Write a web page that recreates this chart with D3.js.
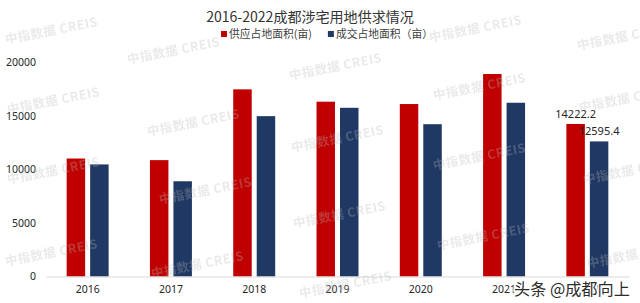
<!DOCTYPE html>
<html>
<head>
<meta charset="utf-8">
<script src="https://cdn.jsdelivr.net/npm/d3@7"></script>
<style>
  body { margin: 0; background: #fff; }
  svg { display: block; font-family: "Noto Sans", "Noto Sans CJK SC", sans-serif; }
</style>
</head>
<body>
<div id="chart"></div>
<script>
// data
const years = ['2016', '2017', '2018', '2019', '2020', '2021', '2022'];
const supply = [11000, 10850, 17450, 16300, 16080, 18880, 14222.2];
const deal = [10450, 8880, 14950, 15730, 14200, 16200, 12595.4];
const seriesNames = ['供应占地面积(亩)', '成交占地面积（亩）'];
const seriesColors = ['#C00000', '#203864'];
const yTicks = [0, 5000, 10000, 15000, 20000];
const labelledYear = '2022';

// watermark anchors (tiled "中指数据 CREIS")
const marks = [
  [6, 44], [128, 64], [290, 80], [430, 42], [578, 50],
  [8, 114], [148, 136], [292, 152], [434, 100], [580, 112],
  [8, 184], [160, 204], [294, 228], [434, 170], [584, 184],
  [6, 266], [152, 278], [300, 298], [438, 250], [588, 268]
];

const width = 640;
const height = 303;
const margin = { top: 62, right: 11, bottom: 26.5, left: 46 };

const svg = d3.select('#chart')
  .append('svg')
  .attr('width', width)
  .attr('height', height);

const rows = years.map((y, i) => ({ year: y, values: [supply[i], deal[i]] }));

const x0 = d3.scaleBand()
  .domain(years)
  .range([margin.left, width - margin.right])
  .paddingInner(0.496)
  .paddingOuter(0.248);

const x1 = d3.scaleBand()
  .domain([0, 1])
  .range([0, x0.bandwidth()])
  .paddingInner(0.2128);

const y = d3.scaleLinear()
  .domain([0, 20000])
  .range([height - margin.bottom, margin.top]);

// scale a text's font so it spans the given width
function fitWidth(sel, target) {
  const fs = +sel.attr('font-size');
  const w = sel.node().getComputedTextLength();
  if (w > 0) sel.attr('font-size', fs * target / w);
}

// title
const title = svg.append('text')
  .attr('x', 310)
  .attr('y', 22)
  .attr('text-anchor', 'middle')
  .attr('font-family', '"Noto Sans CJK SC", sans-serif')
  .attr('font-size', 15.5)
  .attr('fill', '#333')
  .text('2016-2022成都涉宅用地供求情况');
fitWidth(title, 208);

// legend
const legend = svg.append('g').attr('font-family', '"Noto Sans CJK SC", sans-serif');
let lx = 221;
seriesNames.forEach((name, i) => {
  legend.append('rect')
    .attr('x', lx)
    .attr('y', 31)
    .attr('width', 6)
    .attr('height', 6)
    .attr('fill', seriesColors[i]);
  const t = legend.append('text')
    .attr('x', lx + 8)
    .attr('y', 38)
    .attr('font-size', 10.8)
    .attr('fill', '#404040')
    .text(name);
  lx += 8 + t.node().getComputedTextLength() + 16;
});

// y axis (labels only)
const yAxis = svg.append('g')
  .attr('transform', 'translate(' + 36 + ',0)')
  .call(d3.axisLeft(y).tickValues(yTicks).tickSize(0).tickPadding(0).tickFormat(d3.format('d')));
yAxis.select('.domain').remove();
yAxis.selectAll('text')
  .attr('font-size', 10.5)
  .attr('fill', '#262626')
  .attr('font-family', '"Noto Sans", sans-serif');

// bars
const groups = svg.append('g')
  .selectAll('g')
  .data(rows)
  .join('g')
  .attr('transform', (d) => 'translate(' + x0(d.year) + ',0)');

groups.selectAll('rect')
  .data((d) => d.values.map((v, k) => ({ k, v })))
  .join('rect')
  .attr('x', (d) => x1(d.k))
  .attr('y', (d) => y(d.v))
  .attr('width', x1.bandwidth())
  .attr('height', (d) => y(0) - y(d.v))
  .attr('fill', (d) => seriesColors[d.k]);

// x axis
const xAxis = svg.append('g')
  .attr('transform', 'translate(0,' + y(0) + ')')
  .call(d3.axisBottom(x0).tickSize(0).tickPadding(9));
xAxis.select('.domain').attr('stroke', '#d9d9d9').attr('stroke-width', 1);
xAxis.selectAll('text')
  .attr('font-size', 10.5)
  .attr('fill', '#262626')
  .attr('font-family', '"Noto Sans", sans-serif');

// value labels on last year
const last = rows.find((r) => r.year === labelledYear);
last.values.forEach((v, k) => {
  svg.append('text')
    .attr('x', x0(last.year) + x1(k) + x1.bandwidth() / 2)
    .attr('y', y(v) - 6)
    .attr('text-anchor', 'middle')
    .attr('font-size', 11)
    .attr('fill', '#262626')
    .text(d3.format('.1f')(v));
});

// watermarks
const wm = svg.append('g')
  .attr('font-family', '"Noto Sans CJK SC", sans-serif')
  .attr('font-weight', 'bold')
  .attr('font-size', 12.5)
  .attr('fill', '#b8b8b8')
  .attr('opacity', 0.3);
marks.forEach(([mx, my]) => {
  wm.append('text')
    .attr('transform', 'translate(' + mx + ',' + my + ') rotate(-11)')
    .attr('letter-spacing', 0.5)
    .text('中指数据 CREIS');
});

// attribution
const credit = svg.append('text')
  .attr('x', 514)
  .attr('y', 295)
  .attr('font-family', '"Noto Sans CJK SC", sans-serif')
  .attr('font-size', 16.5)
  .attr('fill', '#2b2b2b')
  .attr('stroke', '#fff')
  .attr('stroke-width', 3)
  .attr('paint-order', 'stroke')
  .text('头条 @成都向上');
fitWidth(credit, 116);
</script>
</body>
</html>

=== REQUIREMENTS ===
List each line holding the string "chart".

=== RESPONSE FOR THIS EXERCISE ===
Write a web page that recreates this chart with D3.js.
<div id="chart"></div>
const svg = d3.select('#chart')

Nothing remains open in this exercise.